Saturday, March 28, 2009

Laying Charges

LONDON — A Spanish court has taken the first steps toward opening a criminal investigation into allegations that six former high-level Bush administration officials violated international law by providing the legal framework to justify the torture of prisoners at Guantánamo Bay, Cuba, an official close to the case said.

The case, against former Attorney General Alberto R. Gonzales and others, was sent to the prosecutor’s office for review by Baltasar Garzón, the crusading investigative judge who ordered the arrest of the former Chilean dictator Augusto Pinochet. The official said that it was “highly probable” that the case would go forward and that it could lead to arrest warrants.

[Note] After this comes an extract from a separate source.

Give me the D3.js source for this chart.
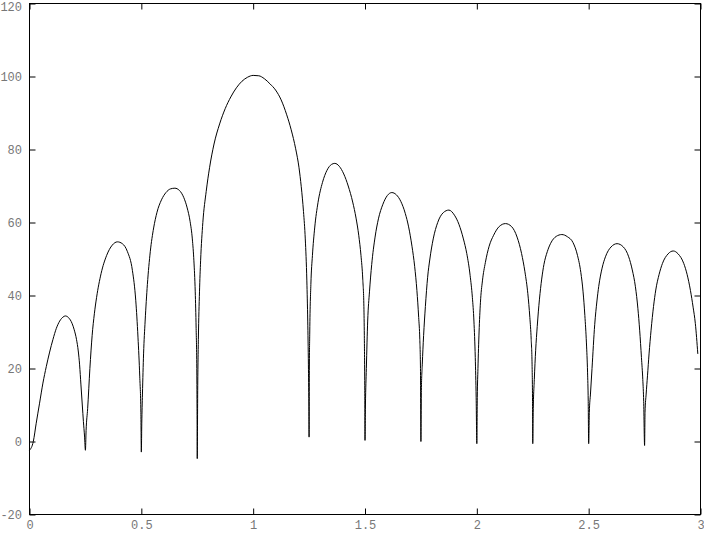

The move represents a step toward ascertaining the legal accountability of top Bush administration officials for allegations of torture and mistreatment of prisoners in the campaign against terrorism. But some American experts said that even if warrants were issued their significance could be more symbolic than practical, and that it was a near certainty that the warrants would not lead to arrests if the officials did not leave the United States.
So high officials of the Bush regime will never again be able to safely step outside the borders of the United States? That seems a bit more than symbolism to me.

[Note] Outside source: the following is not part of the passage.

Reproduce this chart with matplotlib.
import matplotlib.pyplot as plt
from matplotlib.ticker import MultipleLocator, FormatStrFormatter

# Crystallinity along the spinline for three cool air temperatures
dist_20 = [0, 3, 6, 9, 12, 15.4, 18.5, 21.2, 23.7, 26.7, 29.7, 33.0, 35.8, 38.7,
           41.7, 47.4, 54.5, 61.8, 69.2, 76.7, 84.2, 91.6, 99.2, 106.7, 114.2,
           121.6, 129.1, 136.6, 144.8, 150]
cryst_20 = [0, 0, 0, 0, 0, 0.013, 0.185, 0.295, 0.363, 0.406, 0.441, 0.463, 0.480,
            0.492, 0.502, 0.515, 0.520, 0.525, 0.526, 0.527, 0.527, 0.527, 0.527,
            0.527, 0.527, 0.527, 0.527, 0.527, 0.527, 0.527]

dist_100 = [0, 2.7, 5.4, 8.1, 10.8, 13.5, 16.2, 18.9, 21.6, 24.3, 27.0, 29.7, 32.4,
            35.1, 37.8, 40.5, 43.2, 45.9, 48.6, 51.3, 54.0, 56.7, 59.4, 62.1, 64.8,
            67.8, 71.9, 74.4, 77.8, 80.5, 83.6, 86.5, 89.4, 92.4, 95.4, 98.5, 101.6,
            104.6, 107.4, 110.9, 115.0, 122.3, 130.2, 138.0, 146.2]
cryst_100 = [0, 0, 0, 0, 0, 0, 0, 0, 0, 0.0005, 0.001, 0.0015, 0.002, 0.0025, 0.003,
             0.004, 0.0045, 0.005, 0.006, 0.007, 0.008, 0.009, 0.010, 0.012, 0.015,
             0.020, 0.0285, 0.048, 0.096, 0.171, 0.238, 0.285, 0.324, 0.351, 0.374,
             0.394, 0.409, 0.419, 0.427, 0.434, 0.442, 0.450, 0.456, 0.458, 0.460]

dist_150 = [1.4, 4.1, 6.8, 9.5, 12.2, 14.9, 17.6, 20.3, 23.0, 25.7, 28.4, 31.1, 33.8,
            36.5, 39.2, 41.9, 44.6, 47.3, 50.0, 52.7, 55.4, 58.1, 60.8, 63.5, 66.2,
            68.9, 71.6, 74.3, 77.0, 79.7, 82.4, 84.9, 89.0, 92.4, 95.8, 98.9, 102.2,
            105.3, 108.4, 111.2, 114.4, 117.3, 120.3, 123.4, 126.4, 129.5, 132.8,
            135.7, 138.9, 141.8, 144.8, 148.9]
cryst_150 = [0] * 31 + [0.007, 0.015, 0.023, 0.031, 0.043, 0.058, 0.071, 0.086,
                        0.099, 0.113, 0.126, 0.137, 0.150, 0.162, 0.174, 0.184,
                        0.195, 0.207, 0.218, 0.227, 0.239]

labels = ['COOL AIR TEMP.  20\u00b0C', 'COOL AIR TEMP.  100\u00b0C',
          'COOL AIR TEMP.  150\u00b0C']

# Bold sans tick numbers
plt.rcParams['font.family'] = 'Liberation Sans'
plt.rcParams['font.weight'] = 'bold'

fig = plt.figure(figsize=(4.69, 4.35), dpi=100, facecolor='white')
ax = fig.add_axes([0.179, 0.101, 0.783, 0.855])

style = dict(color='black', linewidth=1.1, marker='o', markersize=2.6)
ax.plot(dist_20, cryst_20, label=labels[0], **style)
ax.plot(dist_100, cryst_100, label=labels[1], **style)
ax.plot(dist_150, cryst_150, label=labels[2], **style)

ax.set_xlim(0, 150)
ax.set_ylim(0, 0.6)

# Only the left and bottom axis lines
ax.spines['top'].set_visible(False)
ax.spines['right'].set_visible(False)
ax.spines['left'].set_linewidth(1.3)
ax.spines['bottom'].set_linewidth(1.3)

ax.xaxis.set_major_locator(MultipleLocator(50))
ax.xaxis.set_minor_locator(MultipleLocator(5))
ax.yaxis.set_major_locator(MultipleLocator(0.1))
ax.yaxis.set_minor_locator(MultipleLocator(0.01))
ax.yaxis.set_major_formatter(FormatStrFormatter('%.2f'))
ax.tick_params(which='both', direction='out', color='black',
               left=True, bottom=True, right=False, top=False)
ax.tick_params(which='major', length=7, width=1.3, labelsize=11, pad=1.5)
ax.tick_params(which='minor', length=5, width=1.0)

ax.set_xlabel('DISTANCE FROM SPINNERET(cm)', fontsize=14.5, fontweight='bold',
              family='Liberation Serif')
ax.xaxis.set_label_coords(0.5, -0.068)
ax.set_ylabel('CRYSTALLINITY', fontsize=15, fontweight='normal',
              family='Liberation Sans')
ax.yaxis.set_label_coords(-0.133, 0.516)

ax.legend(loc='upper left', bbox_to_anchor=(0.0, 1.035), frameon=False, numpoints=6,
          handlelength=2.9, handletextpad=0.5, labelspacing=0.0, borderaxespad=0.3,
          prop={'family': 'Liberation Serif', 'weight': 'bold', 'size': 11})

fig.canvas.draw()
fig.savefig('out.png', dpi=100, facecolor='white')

This also helps make the case I and several hundred other people were trying to make when we protested outside the Telus Convention Center in Calgary as a war criminal our government welcomed with open arms spoke inside.

There is an overwhelming preponderance of evidence that George W. Bush ordered that crimes against humanity be committed. Torture. Kidnapping. Murder.

But at least Canadians are safe from British MPs who deliver medical supplies to victims of horrific suffering.